In einem Umfeld in der hektischer Aktivismus, fettiges Essen und Alkohol weiterhin vorherrscht, ist der nächste Herzinfarkt vorprogrammiert.

Schafft eine Gemeinde jedoch den Schwenk dahin, als Gemeinschaft den Einzelnen wieder zu tragen, seines und allgemein das geistliche Leben wieder zu fördern und zum Hauptziel zu machen, wird eine seelsorgerliche Grundatmosphäre aufgebaut und geistliches Leben wieder als das Wesentliche der Gemeinschaft (der Menschen und mit Gott) erfahren.

Die Sehnsucht des Menschen geht dahin, geliebt zu werden und nicht bewertet. Liebevolle Annahme ist das wesentliche Element, was z.B. eine positive Eltern-Kind-Beziehung ausmacht. Ein Vater soll sein Kind nicht nach seinen (z.B. schulischen) Leistungen beurteilen. Das Kind sehnt sich nach der bedingungslosen Liebe, die tiefer geht. Die über die Äußerlichkeiten hinausgeht.

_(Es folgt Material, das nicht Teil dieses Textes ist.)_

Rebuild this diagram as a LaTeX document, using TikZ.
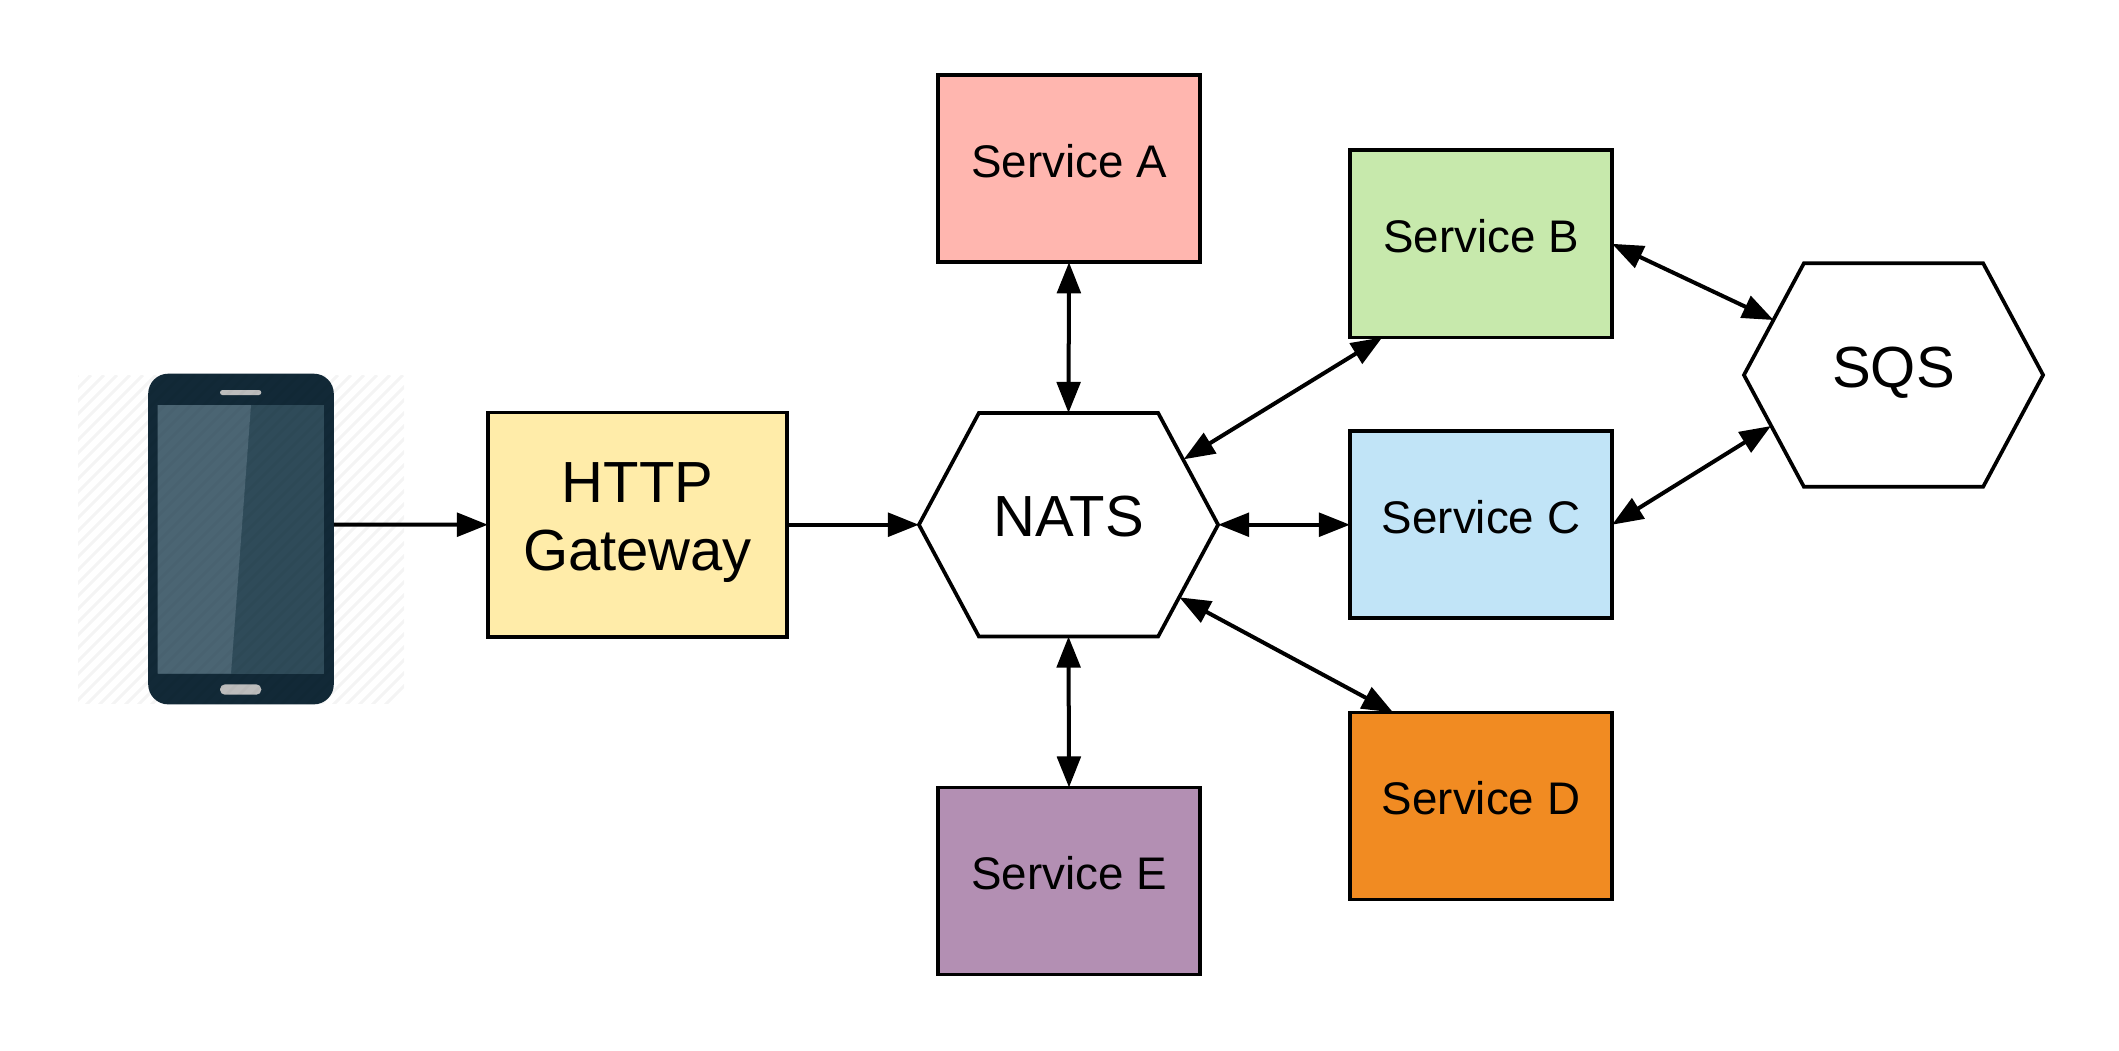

Von der Kanzel predigen wir gerne, dass Gott der Vater uns in dieser Weise liebt und annimmt. Und doch spricht das Leben auch in Gemeinde oftmals eine andere Sprache. (Es muss nicht gleich in Lieblosigkeit ausarten, Vernachlässigung dieses Prinzips reicht schon).
Die Wahrheit dieser Worte kann aber nur im tatsächlichen Miteinander der Menschen, die diese Worte predigen, als heilsame Wirklichkeit erfahren werden.
Wer Gottes Liebe und Güte predigt und nicht liebevoll und gütig mit sich selbst umgeht, macht sich und seine Lehre unglaubwürdig. Und gerade Leiter von Gruppen stehen da nicht nur für sich, sondern für die Gemeinschaft, die sie repräsentieren.

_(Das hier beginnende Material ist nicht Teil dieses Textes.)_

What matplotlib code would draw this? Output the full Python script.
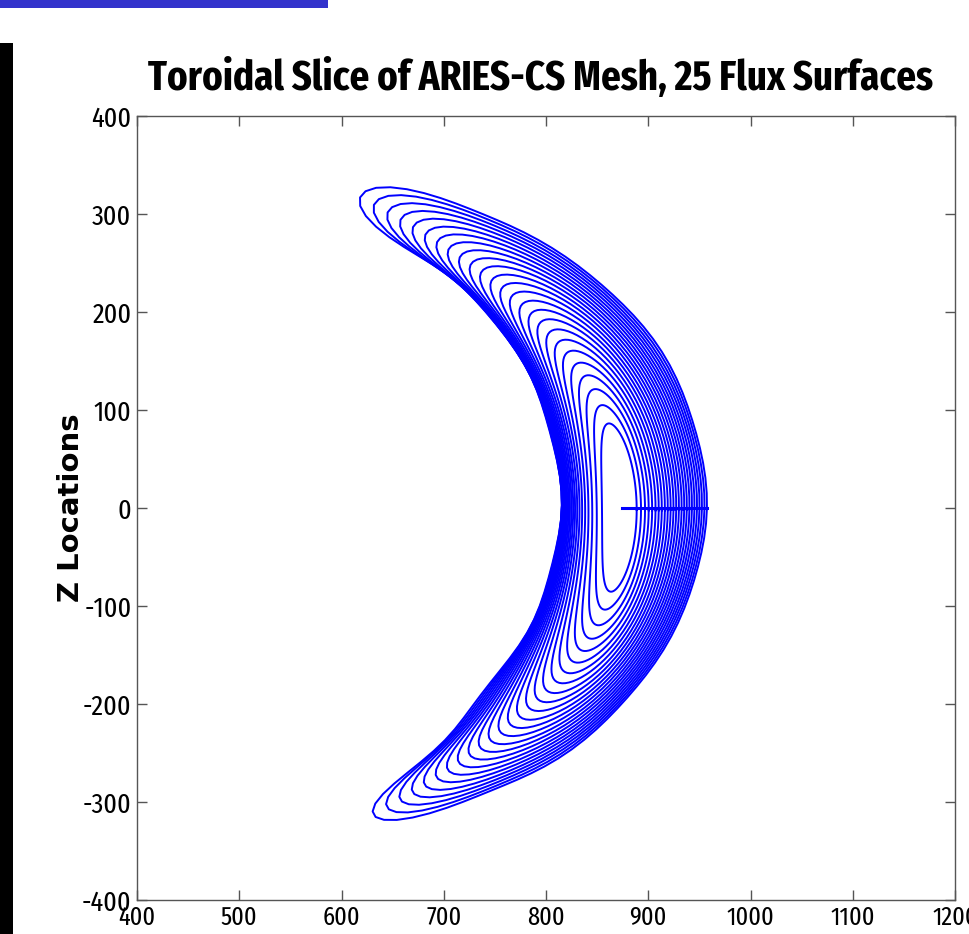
import numpy as np
import matplotlib.pyplot as plt
from matplotlib import font_manager
from matplotlib.font_manager import FontProperties
from matplotlib.patches import Rectangle

# outermost flux surface (R, Z), going round
# from the outboard midplane, over the top tip, back down the inside
edge_r = [957.5, 953.5, 940.8, 918.3, 883.1, 825.4, 755, 706, 657, 628, 613, 609,
          618, 644.5, 698.7, 735, 770.8, 795.5, 809.8, 815.6,
          808, 783, 735, 700, 664, 631, 620, 625, 647,
          696, 767, 826, 879, 916, 938, 953]
edge_z = [0, 49, 102, 151, 202, 253, 294, 314, 324.5, 327.6, 326.5, 321.4,
          307, 276.5, 243, 209, 161, 110, 59, 0,
          -60, -125, -196, -235, -275, -300, -311, -320, -320,
          -308, -281, -247, -196, -145, -94, -50]

# magnetic axis
axis_r = 874
axis_z = 0

# flux label of the 25 surfaces
flux = [0.080, 0.118, 0.157, 0.195, 0.233, 0.272, 0.310, 0.348, 0.387, 0.425,
        0.463, 0.502, 0.540, 0.578, 0.617, 0.655, 0.693, 0.732, 0.770, 0.808,
        0.847, 0.885, 0.923, 0.962, 1.000]

xticks = [400, 500, 600, 700, 800, 900, 1000, 1100, 1200]
yticks = [-400, -300, -200, -100, 0, 100, 200, 300, 400]

plt.rcParams['axes.unicode_minus'] = False


# pick the narrowest installed face
def narrowness(f):
    key = (f.fname + ' ' + f.name).lower().replace(' ', '').replace('-', '')
    if 'extracondensed' in key or 'ultracondensed' in key:
        return 4
    if 'narrow' in key:
        return 3.5
    if 'semicondensed' in key:
        return 1
    if 'condensed' in key or 'condensed' in str(f.stretch):
        return 3
    return 0


def is_bold(f):
    key = f.fname.lower()
    return 'bold' in key and not any(k in key for k in ('semibold', 'extrabold', 'demibold'))


def is_regular(f):
    key = f.fname.lower()
    return not any(k in key for k in ('bold', 'light', 'thin', 'medium', 'black', 'heavy'))


fonts = [f for f in font_manager.fontManager.ttflist
         if f.style == 'normal' and 'italic' not in f.fname.lower() and narrowness(f) > 0]
bolds = sorted([f for f in fonts if is_bold(f)], key=narrowness, reverse=True)
regs = sorted([f for f in fonts if is_regular(f)], key=narrowness, reverse=True)

if bolds:
    title_font = FontProperties(fname=bolds[0].fname, size=24)
else:
    title_font = FontProperties(family='Liberation Sans', weight='bold', size=24)
if regs:
    tick_font = FontProperties(fname=regs[0].fname, size=20)
    xsize, ysize = 19, 20.5
else:
    tick_font = FontProperties(family='Liberation Sans', size=17)
    xsize, ysize = 17, 17

# boundary -> fourier modes (equal arc length angle)
loop = np.array(edge_r) + 1j * np.array(edge_z)
loop = np.append(loop, loop[0])
arc = np.concatenate([[0], np.cumsum(np.abs(np.diff(loop)))])
n = 256
t = np.linspace(0, arc[-1], n, endpoint=False)
w = np.interp(t, arc, loop.real) + 1j * np.interp(t, arc, loop.imag)
coef = np.fft.fft(w) / n
modes = np.fft.fftfreq(n, 1.0 / n).astype(int)
axis_c = axis_r + 1j * axis_z

theta = np.linspace(0, 2 * np.pi, 121)


def surface(s, th):
    rho = np.sqrt(s)
    out = axis_c + s * (coef[0] - axis_c) + 0 * th
    for j, m in enumerate(modes):
        if m == 0 or abs(m) > 12:
            continue
        term = coef[j] * np.exp(1j * m * th)
        if abs(m) == 1:
            # inner surfaces are narrower in R than a plain rho scaling
            out = out + term.real * rho ** 1.3 + 1j * term.imag * rho
        else:
            out = out + rho ** (abs(m) + 0.5) * term
    return out


fig = plt.figure(figsize=(9.69, 9.34), dpi=100)
ax = fig.add_axes([137 / 969, 1 - 900 / 934, 818 / 969, 784 / 934])

for s in flux:
    z = surface(s, theta)
    ax.plot(z.real, z.imag, color='#0000ff', lw=1.4)

# theta = 0 mesh line
ax.plot([axis_r, edge_r[0]], [axis_z, edge_z[0]], color='#0000ff', lw=2.2)

ax.set_xlim(400, 1200)
ax.set_ylim(-400, 400)
ax.set_xticks(xticks)
ax.set_yticks(yticks)
ax.tick_params(direction='in', length=7, width=1, color='#555555', top=True, right=True)
ax.tick_params(axis='x', pad=4)
ax.tick_params(axis='y', pad=4)
for lab in ax.get_xticklabels():
    lab.set_fontproperties(tick_font)
    lab.set_fontsize(xsize)
for lab in ax.get_yticklabels():
    lab.set_fontproperties(tick_font)
    lab.set_fontsize(ysize)
for sp in ax.spines.values():
    sp.set_color('#555555')
    sp.set_linewidth(1)

ttl = ax.set_title('Toroidal Slice of ARIES-CS Mesh, 25 Flux Surfaces',
                   fontproperties=title_font, pad=19)
ttl.set_x(0.493)
ax.set_ylabel('Z Locations', fontsize=21, fontweight='bold', family='DejaVu Sans')
ax.yaxis.set_label_coords(-0.064, 0.5)

# size the title to the width seen in the picture
fig.canvas.draw()
rend = fig.canvas.get_renderer()
tw = ttl.get_window_extent(rend).width
ttl.set_fontsize(ttl.get_fontsize() * 785 / tw)

# slide decorations
fig.add_artist(Rectangle((0, 1 - 8 / 934), 328 / 969, 8 / 934, transform=fig.transFigure,
                         facecolor='#3333cc', edgecolor='none'))
fig.add_artist(Rectangle((0, 0), 13 / 969, 1 - 43 / 934, transform=fig.transFigure,
                         facecolor='black', edgecolor='none'))

fig.savefig('out.png', dpi=100)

Ich glaube einfach, dass das Erleben dieser spirituellen Form von Gemeinschaft weitaus mehr nach Außen wirkt, als es die vielen Programme, Aktionen und Projekte tun. Ich habe ganz stark den Verdacht, dass die Menschen mit denen wir in Kontakt kommen, viel weniger an unseren "Angeboten" interessiert sind, und viel mehr Wert auf die Wahrnehmung des christlichen Wesens legen. Sie wollen wissen "wer bist du", und nicht "was machst du".
Sie wollen sehen "wie lebst du", und nicht "was sagst du".

Denn die Grundfrage ihres Lebens ist auch nicht: Was kann ich sagen und tun?
Die Grundfrage des Lebens ist: Wer darf ich sein, wie kann ich leben?

Hier fällt mir gerade der Klassiker "Haben oder Sein" von Erich Fromm ein. Aber in heutigen Gemeinden geht es nicht mehr um das Haben, als vielmehr um das Tun, was dem Sein im Wege steht.